_GIVEN MATERIAL_:
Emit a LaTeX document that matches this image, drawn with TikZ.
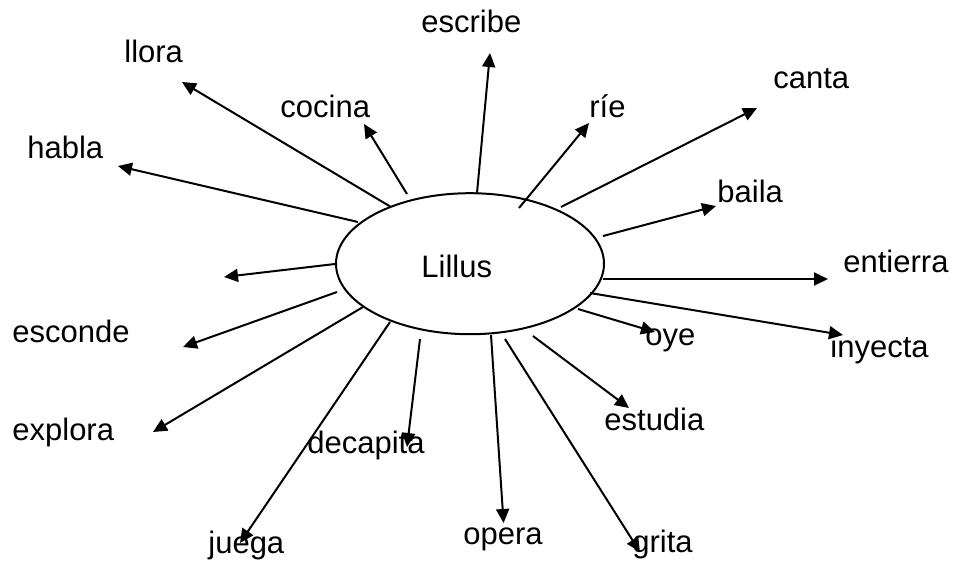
\documentclass[tikz,border=0pt]{standalone}
\usepackage{fontspec}
\setmainfont{Liberation Sans}
\usetikzlibrary{shapes.geometric,arrows.meta}
\begin{document}
\begin{tikzpicture}[x=0.5pt,y=-0.5pt,
  lbl/.style={anchor=base west,inner sep=0pt,font=\fontsize{15.5}{18}\selectfont},
  arr/.style={line width=1pt,-{Triangle[length=7pt,width=6.5pt]}},
  hub/.style={draw,ellipse,line width=1pt,minimum width=134pt,minimum height=70.5pt,inner sep=0pt}]
\useasboundingbox (0,0) rectangle (954,563);
\node[hub] (L) at (470,263.7) {};
\node[lbl] (lil) at (421,277) {Lillus};
% labels
\node[lbl] (llora) at (124,62) {llora};
\node[lbl] (cocina) at (280,117) {cocina};
\node[lbl] (habla) at (27,158) {habla};
\node[lbl] (escribe) at (421,32) {escribe};
\node[lbl] (rie) at (589,117) {ríe};
\node[lbl] (canta) at (773,88) {canta};
\node[lbl] (baila) at (717,202) {baila};
\node[lbl] (entierra) at (843,272) {entierra};
\node[lbl] (inyecta) at (830,357) {inyecta};
\node[lbl] (oye) at (645,345) {oye};
\node[lbl] (estudia) at (604,430) {estudia};
\node[lbl] (grita) at (632,552) {grita};
\node[lbl] (opera) at (463,544) {opera};
\node[lbl] (decapita) at (307,453) {decapita};
\node[lbl] (juega) at (208,553) {juega};
\node[lbl] (explora) at (12,440) {explora};
\node[lbl] (esconde) at (12,342) {esconde};
% start points
\coordinate (s1) at (391,207);   \coordinate (t1) at (182,82);
\coordinate (s2) at (407,194);   \coordinate (t2) at (364,124);
\coordinate (s3) at (358,222);   \coordinate (t3) at (118,166);
\coordinate (s4) at (477,193);   \coordinate (t4) at (490,53);
\coordinate (s5) at (519,208);   \coordinate (t5) at (589,123);
\coordinate (s6) at (561,207);   \coordinate (t6) at (757,108);
\coordinate (s7) at (603,236);   \coordinate (t7) at (716,206);
\coordinate (s8) at (603,279);   \coordinate (t8) at (828,279);
\coordinate (s9) at (590,293);   \coordinate (t9) at (843,335);
\coordinate (s10) at (578,309);  \coordinate (t10) at (655,332);
\coordinate (s11) at (533,336);  \coordinate (t11) at (629,408);
\coordinate (s12) at (505,339);  \coordinate (t12) at (640,552);
\coordinate (s13) at (491,335);  \coordinate (t13) at (503.6,523);
\coordinate (s14) at (420,339);  \coordinate (t14) at (407,447);
\coordinate (s15) at (390,322);  \coordinate (t15) at (240,543);
\coordinate (s16) at (363,307);  \coordinate (t16) at (153,432);
\coordinate (s17) at (337,292);  \coordinate (t17) at (183,347);
\coordinate (s18) at (335,264);  \coordinate (t18) at (224,277);
\foreach \i in {1,...,18} {\draw[arr] (s\i) -- (t\i);}
\end{tikzpicture}
\end{document}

_DO THIS_: Restate the whole listing above exactly, except for its images.

_WRITTEN ANSWER_:
Emit a LaTeX document that matches this image, drawn with TikZ.
\documentclass[tikz,border=0pt]{standalone}
\usepackage{fontspec}
\setmainfont{Liberation Sans}
\usetikzlibrary{shapes.geometric,arrows.meta}
\begin{document}
\begin{tikzpicture}[x=0.5pt,y=-0.5pt,
  lbl/.style={anchor=base west,inner sep=0pt,font=\fontsize{15.5}{18}\selectfont},
  arr/.style={line width=1pt,-{Triangle[length=7pt,width=6.5pt]}},
  hub/.style={draw,ellipse,line width=1pt,minimum width=134pt,minimum height=70.5pt,inner sep=0pt}]
\useasboundingbox (0,0) rectangle (954,563);
\node[hub] (L) at (470,263.7) {};
\node[lbl] (lil) at (421,277) {Lillus};
% labels
\node[lbl] (llora) at (124,62) {llora};
\node[lbl] (cocina) at (280,117) {cocina};
\node[lbl] (habla) at (27,158) {habla};
\node[lbl] (escribe) at (421,32) {escribe};
\node[lbl] (rie) at (589,117) {ríe};
\node[lbl] (canta) at (773,88) {canta};
\node[lbl] (baila) at (717,202) {baila};
\node[lbl] (entierra) at (843,272) {entierra};
\node[lbl] (inyecta) at (830,357) {inyecta};
\node[lbl] (oye) at (645,345) {oye};
\node[lbl] (estudia) at (604,430) {estudia};
\node[lbl] (grita) at (632,552) {grita};
\node[lbl] (opera) at (463,544) {opera};
\node[lbl] (decapita) at (307,453) {decapita};
\node[lbl] (juega) at (208,553) {juega};
\node[lbl] (explora) at (12,440) {explora};
\node[lbl] (esconde) at (12,342) {esconde};
% start points
\coordinate (s1) at (391,207);   \coordinate (t1) at (182,82);
\coordinate (s2) at (407,194);   \coordinate (t2) at (364,124);
\coordinate (s3) at (358,222);   \coordinate (t3) at (118,166);
\coordinate (s4) at (477,193);   \coordinate (t4) at (490,53);
\coordinate (s5) at (519,208);   \coordinate (t5) at (589,123);
\coordinate (s6) at (561,207);   \coordinate (t6) at (757,108);
\coordinate (s7) at (603,236);   \coordinate (t7) at (716,206);
\coordinate (s8) at (603,279);   \coordinate (t8) at (828,279);
\coordinate (s9) at (590,293);   \coordinate (t9) at (843,335);
\coordinate (s10) at (578,309);  \coordinate (t10) at (655,332);
\coordinate (s11) at (533,336);  \coordinate (t11) at (629,408);
\coordinate (s12) at (505,339);  \coordinate (t12) at (640,552);
\coordinate (s13) at (491,335);  \coordinate (t13) at (503.6,523);
\coordinate (s14) at (420,339);  \coordinate (t14) at (407,447);
\coordinate (s15) at (390,322);  \coordinate (t15) at (240,543);
\coordinate (s16) at (363,307);  \coordinate (t16) at (153,432);
\coordinate (s17) at (337,292);  \coordinate (t17) at (183,347);
\coordinate (s18) at (335,264);  \coordinate (t18) at (224,277);
\foreach \i in {1,...,18} {\draw[arr] (s\i) -- (t\i);}
\end{tikzpicture}
\end{document}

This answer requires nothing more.